Yesterday my anxiety was insane. I took 3.5 milligrams of Xanax throughout the day. I then took 30mil of melatonin just to deal with stuff. I fell asleep fairly quickly and stayed asleep until about 7. I don’t remember much about the morning. I went to Whole Foods and to Taco Bell.
I had my second therapy session. It went good. She was in her office and gave me a tour. Still says she says she’s looking forward to seeing me in person. I mentioned spending a lot of time in my bed because I liked my weighted blankets and I had a lot of other sensory things. She asked what they were and I said they were weird ones and I wasn’t comfortable sharing them right now. She looked kinda confused/amused and said something along the lines of “a coping skill is a coping skill and if it helps it helps” my old therapist did actually email her so my new one is going to send a disclosure to me so she can talk to her. Although she was supposed to have sent it the last time I saw her. But today went well and my anxiety is under control.

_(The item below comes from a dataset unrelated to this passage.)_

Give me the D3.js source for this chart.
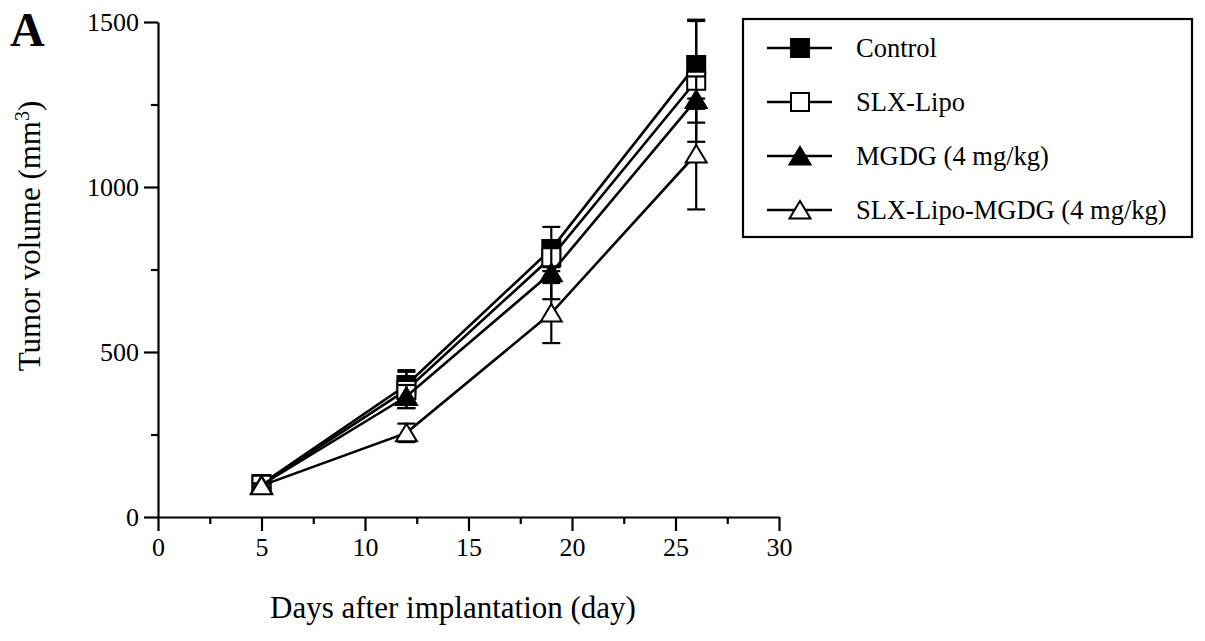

Yesterday I posted a new profile picture. I was posting it just for my own future sake. I had gone on a deleting spree of old pictures of myself. I ended up getting over 20 likes for the picture including from some people who never like my stuff. But I got this PM message from one of my old coworkers who had a lot of trouble at work and had a lot of trouble after she suddenly disappeared and cut off all contact. She asked me how I was doing and that I looked great and then she sent me a picture of a Starbucks drink she had ordered. At first I was kinda annoyed that she was messaging me after 1.5 years of no contact but then I figured she was just being nice and she is a lot more insecure then I realized she was.